§ **WHAT IS REQUIRED**:
Look below for the line containing "Convert this chart to Chart.js code."; from there through the line containing "0.657, barPercentage: 0.795", both lines included, please set down each line exactly and nothing else.

§ **DATA LINES**:
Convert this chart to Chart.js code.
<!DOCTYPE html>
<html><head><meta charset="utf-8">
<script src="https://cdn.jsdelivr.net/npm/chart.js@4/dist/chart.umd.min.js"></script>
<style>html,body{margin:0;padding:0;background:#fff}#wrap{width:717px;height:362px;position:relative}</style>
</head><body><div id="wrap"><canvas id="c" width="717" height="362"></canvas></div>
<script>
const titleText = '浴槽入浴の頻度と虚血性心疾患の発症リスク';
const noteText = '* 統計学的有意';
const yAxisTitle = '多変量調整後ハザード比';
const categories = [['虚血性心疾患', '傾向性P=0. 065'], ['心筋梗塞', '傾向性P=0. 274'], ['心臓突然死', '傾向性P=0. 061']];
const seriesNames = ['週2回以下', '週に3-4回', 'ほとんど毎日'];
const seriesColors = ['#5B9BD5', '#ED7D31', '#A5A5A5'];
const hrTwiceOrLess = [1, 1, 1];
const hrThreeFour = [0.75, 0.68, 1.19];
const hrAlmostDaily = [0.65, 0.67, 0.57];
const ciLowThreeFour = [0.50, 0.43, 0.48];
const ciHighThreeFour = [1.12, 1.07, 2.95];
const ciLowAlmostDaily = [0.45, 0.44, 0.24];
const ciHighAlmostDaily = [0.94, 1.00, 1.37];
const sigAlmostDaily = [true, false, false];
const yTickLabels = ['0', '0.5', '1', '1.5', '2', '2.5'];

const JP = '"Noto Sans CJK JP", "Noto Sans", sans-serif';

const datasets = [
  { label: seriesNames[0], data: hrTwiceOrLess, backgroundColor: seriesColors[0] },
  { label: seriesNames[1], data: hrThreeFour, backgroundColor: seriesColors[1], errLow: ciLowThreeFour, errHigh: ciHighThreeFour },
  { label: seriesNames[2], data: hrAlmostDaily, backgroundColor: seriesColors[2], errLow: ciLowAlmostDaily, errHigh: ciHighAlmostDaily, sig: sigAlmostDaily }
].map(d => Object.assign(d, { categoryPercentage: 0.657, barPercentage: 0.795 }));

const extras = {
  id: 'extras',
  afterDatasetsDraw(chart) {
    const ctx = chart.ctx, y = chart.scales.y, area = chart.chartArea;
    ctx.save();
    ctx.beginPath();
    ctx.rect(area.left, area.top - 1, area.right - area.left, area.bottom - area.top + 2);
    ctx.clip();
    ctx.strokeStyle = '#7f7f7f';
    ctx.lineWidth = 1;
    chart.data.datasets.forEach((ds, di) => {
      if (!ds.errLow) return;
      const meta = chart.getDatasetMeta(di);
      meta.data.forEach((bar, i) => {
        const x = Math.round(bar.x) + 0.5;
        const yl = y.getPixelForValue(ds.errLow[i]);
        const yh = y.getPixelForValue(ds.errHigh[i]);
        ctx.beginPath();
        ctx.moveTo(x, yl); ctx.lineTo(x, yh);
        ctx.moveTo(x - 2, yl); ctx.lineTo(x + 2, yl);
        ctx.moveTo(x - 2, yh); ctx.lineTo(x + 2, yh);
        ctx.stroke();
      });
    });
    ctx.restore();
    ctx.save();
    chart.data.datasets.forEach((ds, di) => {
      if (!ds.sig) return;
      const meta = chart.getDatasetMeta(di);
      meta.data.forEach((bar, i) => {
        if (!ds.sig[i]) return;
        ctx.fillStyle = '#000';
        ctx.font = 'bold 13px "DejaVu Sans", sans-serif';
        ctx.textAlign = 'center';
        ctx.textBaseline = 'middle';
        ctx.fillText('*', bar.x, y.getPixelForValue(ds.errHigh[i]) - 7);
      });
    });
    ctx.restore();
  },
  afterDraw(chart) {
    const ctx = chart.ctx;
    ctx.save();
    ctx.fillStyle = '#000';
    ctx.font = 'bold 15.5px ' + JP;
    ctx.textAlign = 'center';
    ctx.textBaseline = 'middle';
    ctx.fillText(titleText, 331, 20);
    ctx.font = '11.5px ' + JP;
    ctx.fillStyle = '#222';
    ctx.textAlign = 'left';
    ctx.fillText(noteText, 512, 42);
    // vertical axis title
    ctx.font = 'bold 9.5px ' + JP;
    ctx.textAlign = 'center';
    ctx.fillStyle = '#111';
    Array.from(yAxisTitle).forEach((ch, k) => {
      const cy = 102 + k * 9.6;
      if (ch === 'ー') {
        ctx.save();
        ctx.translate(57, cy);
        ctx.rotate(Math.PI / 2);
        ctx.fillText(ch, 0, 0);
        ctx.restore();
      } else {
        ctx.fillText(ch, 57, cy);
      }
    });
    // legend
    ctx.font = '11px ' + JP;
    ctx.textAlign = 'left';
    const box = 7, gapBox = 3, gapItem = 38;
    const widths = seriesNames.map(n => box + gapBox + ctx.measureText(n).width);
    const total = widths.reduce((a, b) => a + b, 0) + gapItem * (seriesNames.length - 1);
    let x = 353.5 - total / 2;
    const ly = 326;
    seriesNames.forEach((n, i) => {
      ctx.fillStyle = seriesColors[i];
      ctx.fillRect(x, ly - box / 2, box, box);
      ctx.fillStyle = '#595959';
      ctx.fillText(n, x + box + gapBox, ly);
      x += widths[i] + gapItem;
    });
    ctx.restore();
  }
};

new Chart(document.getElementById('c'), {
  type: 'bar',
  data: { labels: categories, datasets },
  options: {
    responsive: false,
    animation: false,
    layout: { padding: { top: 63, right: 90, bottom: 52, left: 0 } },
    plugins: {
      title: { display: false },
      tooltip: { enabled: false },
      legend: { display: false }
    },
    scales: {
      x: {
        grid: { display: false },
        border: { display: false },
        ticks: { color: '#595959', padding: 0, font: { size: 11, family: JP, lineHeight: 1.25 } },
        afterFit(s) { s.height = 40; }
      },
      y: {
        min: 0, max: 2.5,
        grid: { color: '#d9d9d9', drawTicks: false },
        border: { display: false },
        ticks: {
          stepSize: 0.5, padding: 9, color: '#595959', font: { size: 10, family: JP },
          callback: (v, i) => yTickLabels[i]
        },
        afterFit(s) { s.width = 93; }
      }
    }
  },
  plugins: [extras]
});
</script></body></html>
--
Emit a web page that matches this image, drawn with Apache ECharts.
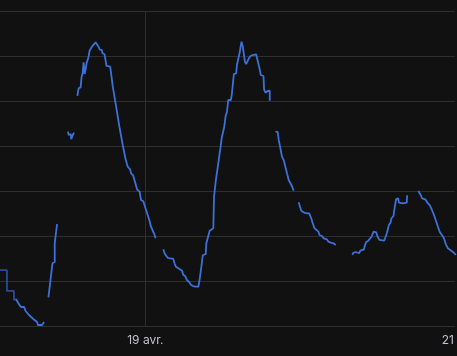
* * *
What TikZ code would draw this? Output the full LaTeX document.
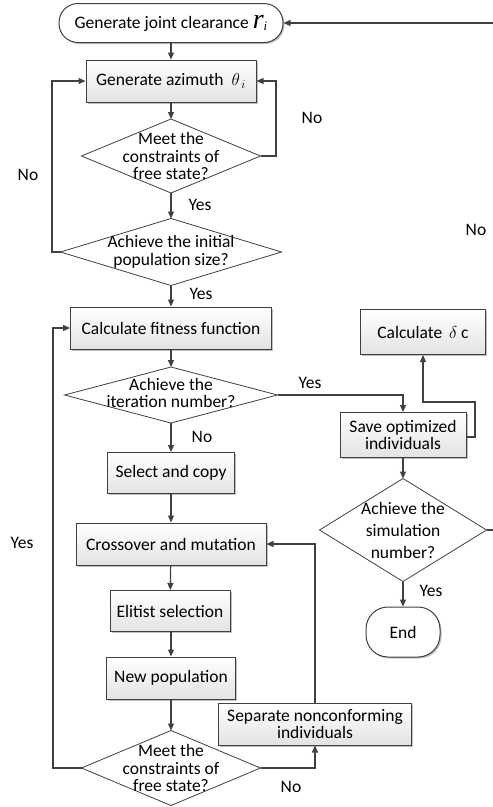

§ **PROBLEM SOLUTION**:
Convert this chart to Chart.js code.
<!DOCTYPE html>
<html><head><meta charset="utf-8">
<script src="https://cdn.jsdelivr.net/npm/chart.js@4/dist/chart.umd.min.js"></script>
<style>html,body{margin:0;padding:0;background:#fff}#wrap{width:717px;height:362px;position:relative}</style>
</head><body><div id="wrap"><canvas id="c" width="717" height="362"></canvas></div>
<script>
const titleText = '浴槽入浴の頻度と虚血性心疾患の発症リスク';
const noteText = '* 統計学的有意';
const yAxisTitle = '多変量調整後ハザード比';
const categories = [['虚血性心疾患', '傾向性P=0. 065'], ['心筋梗塞', '傾向性P=0. 274'], ['心臓突然死', '傾向性P=0. 061']];
const seriesNames = ['週2回以下', '週に3-4回', 'ほとんど毎日'];
const seriesColors = ['#5B9BD5', '#ED7D31', '#A5A5A5'];
const hrTwiceOrLess = [1, 1, 1];
const hrThreeFour = [0.75, 0.68, 1.19];
const hrAlmostDaily = [0.65, 0.67, 0.57];
const ciLowThreeFour = [0.50, 0.43, 0.48];
const ciHighThreeFour = [1.12, 1.07, 2.95];
const ciLowAlmostDaily = [0.45, 0.44, 0.24];
const ciHighAlmostDaily = [0.94, 1.00, 1.37];
const sigAlmostDaily = [true, false, false];
const yTickLabels = ['0', '0.5', '1', '1.5', '2', '2.5'];

const JP = '"Noto Sans CJK JP", "Noto Sans", sans-serif';

const datasets = [
  { label: seriesNames[0], data: hrTwiceOrLess, backgroundColor: seriesColors[0] },
  { label: seriesNames[1], data: hrThreeFour, backgroundColor: seriesColors[1], errLow: ciLowThreeFour, errHigh: ciHighThreeFour },
  { label: seriesNames[2], data: hrAlmostDaily, backgroundColor: seriesColors[2], errLow: ciLowAlmostDaily, errHigh: ciHighAlmostDaily, sig: sigAlmostDaily }
].map(d => Object.assign(d, { categoryPercentage: 0.657, barPercentage: 0.795 }));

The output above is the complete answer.